This is truly a fishing community. Despite the lack of facilities they have endured down through the years, they have persevered in the true traditional sense, having all the good points and, I might say, none of the bad ones. These are seamen in the true sense of the word. They have been trained in the most difficult circumstances. This, now, is the Government's answer to a promise made to them a few years ago. I would not be even as unhappy as I am in this respect were it not for my belief that, had it not been I who was concerned with the matter in 1968 but somebody else concerned with Fianna Fáil and still in the Government, the job would have been done. The word of the Government has been broken. What sort of people are these who fiddle around with the existence and the livelihood of these fishermen?

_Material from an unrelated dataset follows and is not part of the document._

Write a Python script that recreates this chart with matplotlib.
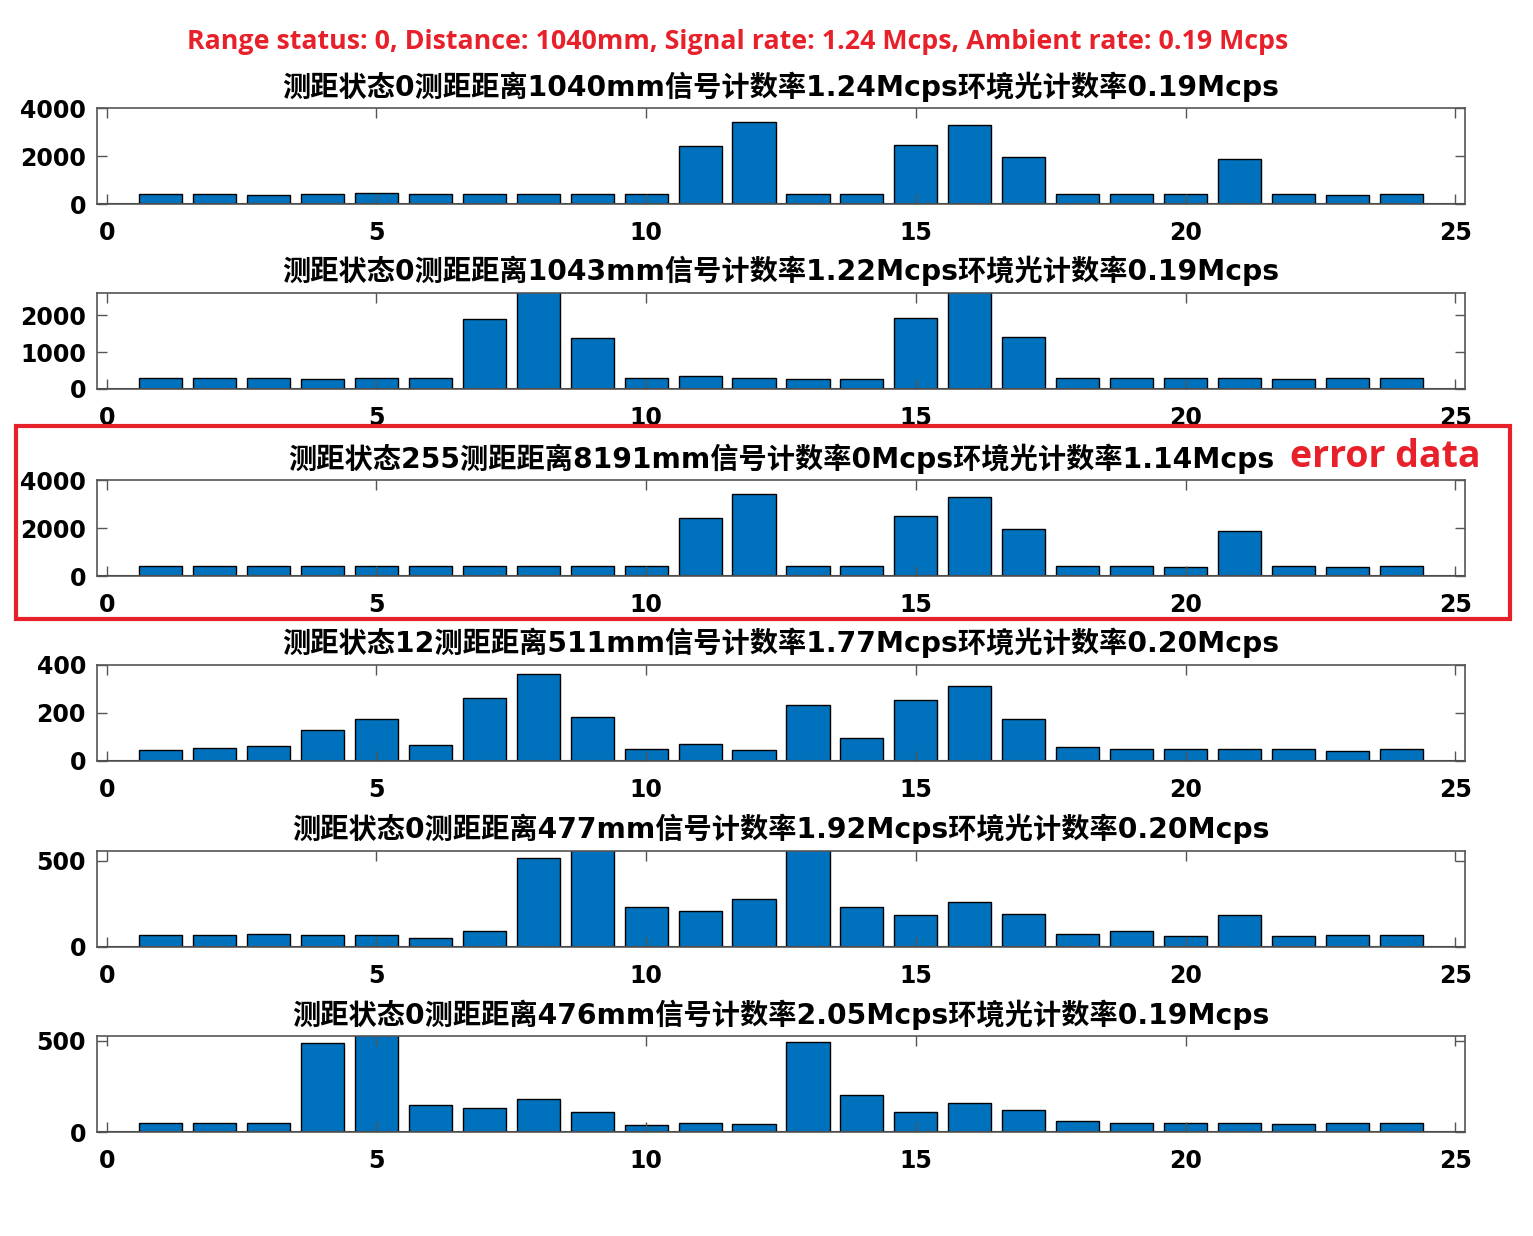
import matplotlib
matplotlib.use("Agg")
import matplotlib.pyplot as plt
from matplotlib.patches import Rectangle

plt.rcParams['font.family'] = ['DejaVu Sans', 'Noto Sans CJK SC']

# histogram bins 1..24
bins = list(range(1, 25))

titles = [
    "测距状态0测距距离1040mm信号计数率1.24Mcps环境光计数率0.19Mcps",
    "测距状态0测距距离1043mm信号计数率1.22Mcps环境光计数率0.19Mcps",
    "测距状态255测距距离8191mm信号计数率0Mcps环境光计数率1.14Mcps",
    "测距状态12测距距离511mm信号计数率1.77Mcps环境光计数率0.20Mcps",
    "测距状态0测距距离477mm信号计数率1.92Mcps环境光计数率0.20Mcps",
    "测距状态0测距距离476mm信号计数率2.05Mcps环境光计数率0.19Mcps",
]

counts_1 = [430, 430, 370, 420, 440, 400, 420, 420, 420, 420, 2430, 3420,
            430, 430, 2470, 3280, 1950, 400, 430, 410, 1870, 430, 370, 410]
counts_2 = [290, 300, 300, 260, 305, 305, 1900, 2700, 1390, 305, 350, 305,
            270, 260, 1910, 2700, 1420, 290, 305, 290, 305, 260, 305, 300]
counts_3 = [430, 420, 410, 410, 430, 410, 430, 420, 420, 420, 2430, 3410,
            420, 420, 2480, 3290, 1950, 410, 410, 380, 1860, 410, 380, 410]
counts_4 = [47, 54, 61, 128, 177, 65, 263, 363, 183, 52, 69, 44,
            234, 97, 255, 313, 177, 57, 48, 48, 52, 50, 40, 50]
counts_5 = [68, 68, 76, 68, 72, 51, 93, 512, 580, 230, 208, 280,
            580, 230, 185, 261, 191, 74, 93, 62, 183, 62, 70, 70]
counts_6 = [51, 51, 49, 485, 560, 148, 130, 179, 111, 41, 49, 44,
            490, 205, 111, 159, 119, 60, 51, 49, 49, 46, 49, 49]
all_counts = [counts_1, counts_2, counts_3, counts_4, counts_5, counts_6]

y_limits = [4000, 2600, 4000, 400, 555, 525]
y_ticks = [[0, 2000, 4000], [0, 1000, 2000], [0, 2000, 4000],
           [0, 200, 400], [0, 500], [0, 500]]

# axes tops in pixels (figure is 1533x1236)
panel_tops = [108, 293, 480, 665, 851, 1036]

W, H = 1533, 1236
fig = plt.figure(figsize=(W / 100, H / 100), dpi=100)

for i in range(6):
    top = panel_tops[i]
    ax = fig.add_axes([97 / W, 1 - (top + 96) / H, 1368 / W, 96 / H])
    ax.bar(bins, all_counts[i], width=0.8, color='#0072BD',
           edgecolor='black', linewidth=1.0)
    ax.axhline(0, color='#262626', lw=1.5)
    ax.set_xlim(-0.18, 25.18)
    ax.set_ylim(0, y_limits[i])
    ax.set_xticks([0, 5, 10, 15, 20, 25])
    ax.set_yticks(y_ticks[i])
    ax.tick_params(direction='in', top=True, right=True, length=7,
                   width=1, color='#555555', labelsize=17)
    ax.tick_params(axis='x', pad=12)
    ax.tick_params(axis='y', pad=8)
    for lab in ax.get_xticklabels() + ax.get_yticklabels():
        lab.set_fontweight('bold')
    for sp in ax.spines.values():
        sp.set_color('#555555')
        sp.set_linewidth(1.2)
    ax.set_title(titles[i], fontsize=20.3, fontweight='bold', pad=9)

# annotation on top
fig.text(738 / W, 1 - 42 / H,
         "Range status: 0, Distance: 1040mm, Signal rate: 1.24 Mcps, Ambient rate: 0.19 Mcps",
         color='#e8202a', fontsize=19.3, fontweight='bold', family='Open Sans',
         ha='center', va='center')

# red box around the erroneous frame
fig.patches.append(Rectangle((16 / W, 1 - 619 / H), 1494 / W, 193 / H,
                             transform=fig.transFigure, fill=False,
                             edgecolor='#e8202a', linewidth=3))
fig.text(1385 / W, 1 - 457 / H, "error data", color='#e8202a',
         fontsize=27, fontweight='bold', family='Open Sans',
         ha='center', va='center')

fig.savefig("out.png", dpi=100)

This is only a further part of the sorry story of the manner in which the fishermen and the fishing industry is being treated by this Government and by the establishment as a whole.

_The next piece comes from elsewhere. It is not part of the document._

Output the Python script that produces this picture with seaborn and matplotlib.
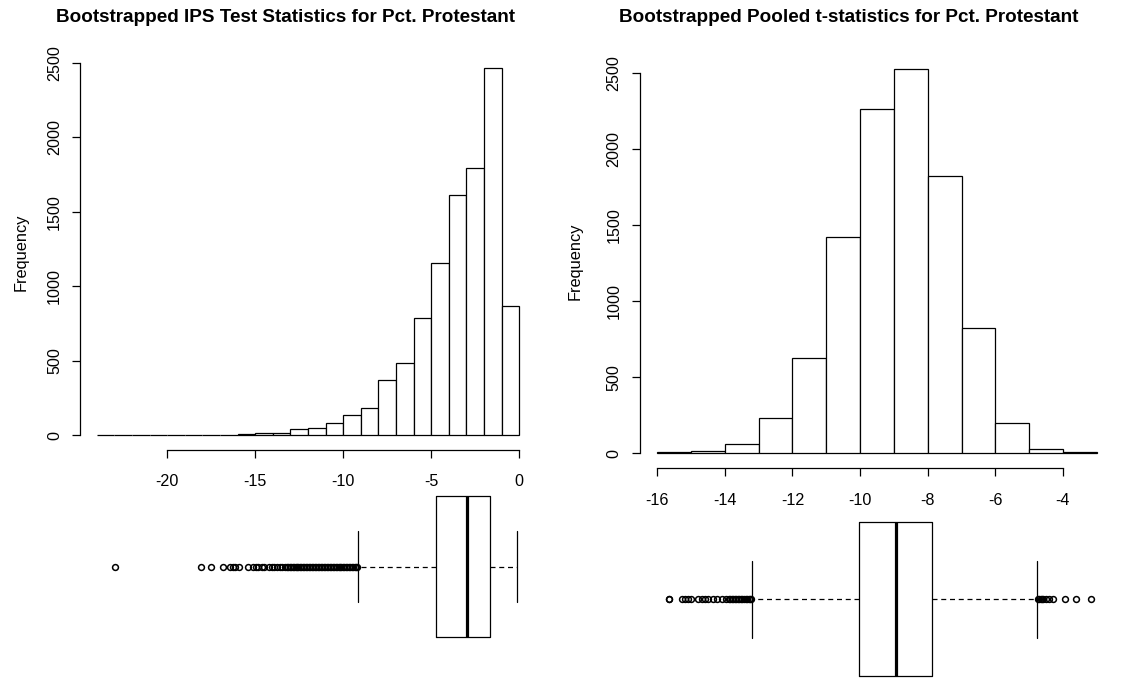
import numpy as np
import pandas as pd
import matplotlib
matplotlib.use("Agg")
import matplotlib.pyplot as plt
import seaborn as sns

# ---------------- data ----------------
ips_title = "Bootstrapped IPS Test Statistics for Pct. Protestant"
pooled_title = "Bootstrapped Pooled t-statistics for Pct. Protestant"

ips_edges = [-24, -23, -22, -21, -20, -19, -18, -17, -16, -15, -14, -13, -12,
             -11, -10, -9, -8, -7, -6, -5, -4, -3, -2, -1, 0]
ips_counts = [0, 1, 0, 0, 0, 0, 2, 4, 6, 15, 13, 45, 51,
              80, 136, 183, 373, 485, 789, 1153, 1611, 1792, 2462, 865]
ips_xticks = [-20, -15, -10, -5, 0]

pooled_edges = [-16, -15, -14, -13, -12, -11, -10, -9, -8, -7, -6, -5, -4, -3]
pooled_counts = [5, 15, 59, 232, 627, 1425, 2268, 2529, 1822, 820, 195, 28, 4]
pooled_xticks = [-16, -14, -12, -10, -8, -6, -4]

yticks = [0, 500, 1000, 1500, 2000, 2500]

# boxplot summaries (q1, median, q3, lower whisker, upper whisker)
ips_box = dict(q1=-4.72, med=-2.99, q3=-1.68, whislo=-9.18, whishi=-0.13)
ips_outliers = [-22.98, -18.10, -17.52, -16.85, -16.44, -16.29, -16.15, -15.91,
                -15.40, -15.11, -14.96, -14.83, -14.64, -14.49, -14.20, -14.07,
                -13.92, -13.78, -13.60, -13.45, -13.31, -13.22, -13.14, -13.05,
                -12.97, -12.88, -12.80, -12.71, -12.63, -12.55, -12.46, -12.38,
                -12.29, -12.21, -12.12, -12.04, -11.95, -11.87, -11.78, -11.70,
                -11.62, -11.53, -11.45, -11.36, -11.28, -11.19, -11.11, -11.02,
                -10.94, -10.86, -10.77, -10.69, -10.60, -10.52, -10.43, -10.35,
                -10.26, -10.18, -10.10, -10.01, -9.93, -9.84, -9.76, -9.67,
                -9.59, -9.50, -9.42, -9.34, -9.27, -9.21]

pooled_box = dict(q1=-10.03, med=-8.94, q3=-7.88, whislo=-13.19, whishi=-4.76)
pooled_outliers = [-15.65, -15.64, -15.28, -15.18, -15.08, -15.01, -14.79, -14.69,
                   -14.59, -14.49, -14.34, -14.22, -14.09, -13.97, -13.88, -13.84,
                   -13.80, -13.75, -13.70, -13.66, -13.62, -13.57, -13.52, -13.48,
                   -13.44, -13.39, -13.35, -13.30, -13.26, -13.22,
                   -4.74, -4.70, -4.66, -4.62, -4.58, -4.50, -4.40, -4.30,
                   -3.94, -3.62, -3.17]

# ---------------- style ----------------
sns.set_style("ticks")
plt.rcParams["font.family"] = ["Liberation Sans", "DejaVu Sans"]
plt.rcParams["text.color"] = "black"
plt.rcParams["axes.labelcolor"] = "black"

W, H = 1141, 679
fig = plt.figure(figsize=(W / 100, H / 100), dpi=100)


def px_axes(x0, y0, x1, y1):
    return fig.add_axes([x0 / W, 1 - y1 / H, (x1 - x0) / W, (y1 - y0) / H])


def r_xlim(lo, hi):
    ext = 0.04 * (hi - lo)
    return lo - ext, hi + ext


def draw_hist(ax, edges, counts, xticks, ylabel_pad):
    e = np.asarray(edges, dtype=float)
    df = pd.DataFrame({"value": (e[:-1] + e[1:]) / 2, "count": counts})
    sns.histplot(data=df, x="value", weights="count", bins=list(edges), ax=ax,
                 color="white", edgecolor="black", linewidth=0.9, alpha=1.0)
    ax.set_xlim(*r_xlim(edges[0], edges[-1]))
    ax.set_ylim(*r_xlim(0, max(counts)))
    ax.set_xticks(xticks)
    ax.set_yticks(yticks)
    ax.set_xticklabels([str(t) for t in xticks])
    ax.set_yticklabels([str(t) for t in yticks], rotation=90, va="center")
    for s in ("top", "right"):
        ax.spines[s].set_visible(False)
    ax.spines["bottom"].set_bounds(xticks[0], xticks[-1])
    ax.spines["left"].set_bounds(yticks[0], yticks[-1])
    for s in ("bottom", "left"):
        ax.spines[s].set_linewidth(0.9)
        ax.spines[s].set_color("black")
    ax.tick_params(axis="both", direction="out", length=6, width=0.9,
                   colors="black", labelsize=11.6)
    ax.tick_params(axis="x", pad=11.5)
    ax.tick_params(axis="y", pad=7)
    ax.set_xlabel("")
    ax.set_ylabel("Frequency", fontsize=11.8, labelpad=ylabel_pad, color="black")
    ax.grid(False)


def draw_box(ax, box, outliers, edges):
    stats = [dict(box, fliers=outliers)]
    ax.bxp(stats, positions=[1], widths=0.8, orientation="horizontal",
           capwidths=0.4, showfliers=True, patch_artist=False,
           boxprops=dict(color="black", linewidth=0.9),
           medianprops=dict(color="black", linewidth=2.3),
           whiskerprops=dict(color="black", linewidth=0.9, linestyle=(0, (4, 3))),
           capprops=dict(color="black", linewidth=0.9),
           flierprops=dict(marker="o", markersize=4.2, markerfacecolor="none",
                           markeredgecolor="black", markeredgewidth=1.1))
    ax.set_xlim(*r_xlim(edges[0], edges[-1]))
    ax.set_ylim(0.46, 1.54)
    ax.axis("off")


ax1 = px_axes(80, 53.7, 536, 450)
draw_hist(ax1, ips_edges, ips_counts, ips_xticks, 13)
ax2 = px_axes(639.7, 53.5, 1114.3, 468.4)
draw_hist(ax2, pooled_edges, pooled_counts, pooled_xticks, 17)

bx1 = px_axes(80, 471, 536, 662)
draw_box(bx1, ips_box, ips_outliers, ips_edges)
bx2 = px_axes(639.7, 495.3, 1114.3, 703.3)
draw_box(bx2, pooled_box, pooled_outliers, pooled_edges)

fig.text(285 / W, 1 - 17.5 / H, ips_title, ha="center", va="center",
         fontsize=13.6, fontweight="bold", color="black")
fig.text(848.5 / W, 1 - 17.5 / H, pooled_title, ha="center", va="center",
         fontsize=13.6, fontweight="bold", color="black")

fig.savefig("out.png", dpi=100, facecolor="white")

If the Government really believe in the development of fisheries, no ulterior motive on any sort of personal bias should be allowed to prevent the doing of what is right. Surely this sort of activity is beneath that which any Government Minister should indulge in. The fact that I have been interested in this matter during most of my political life should not be the means of bringing about a situation whereby a promise made at a Cabinet meeting has been broken in the hope that I may lose some political face as a result. I make them a present of any points they can score from it, but let them get on with the job and not waste £40,000 of the taxpayers' money in carrying out a useless operation that would not be adequate to save even one of the boats of those fishermen in a north-east storm. The Government are prepared to spend £40,000 on this futile exercise but refuse to spend £72,000 on a worthwhile job. Not only would the job be useless as proposed now but it would obstruct the development of a basin thereafter, because this pier runs across the place where the entrance to that basin should ultimately appear. Therefore, not only is £40,000 to be spent on a job that will prove useless but there is a rejection of a job that would serve the purpose of saving the craft of the fishermen. The provision of a shelter in the basin is the only satisfactory and viable proposition available. This was agreed long ago by the best brains available in the marine section of the Board of Works.

On the other side of the same peninsula a job was to be done at Moville on the old stone pier which is seawards if the little headland at that village. Again, the work did not proceed two years ago as it should have done. It has now been promised again, and in order to give it a completely fresh look it has been transferred to the inner side of the headland, to the old wooden wharf that belongs still to the Derry Harbour Commissioners. It is a derelict site which should have been cleared. They still maintain the ownership of that and we are now going to relieve them of removing their derelict property by spending this money on that side of the headland instead of the seaward side which was chosen by the survey team after full consideration.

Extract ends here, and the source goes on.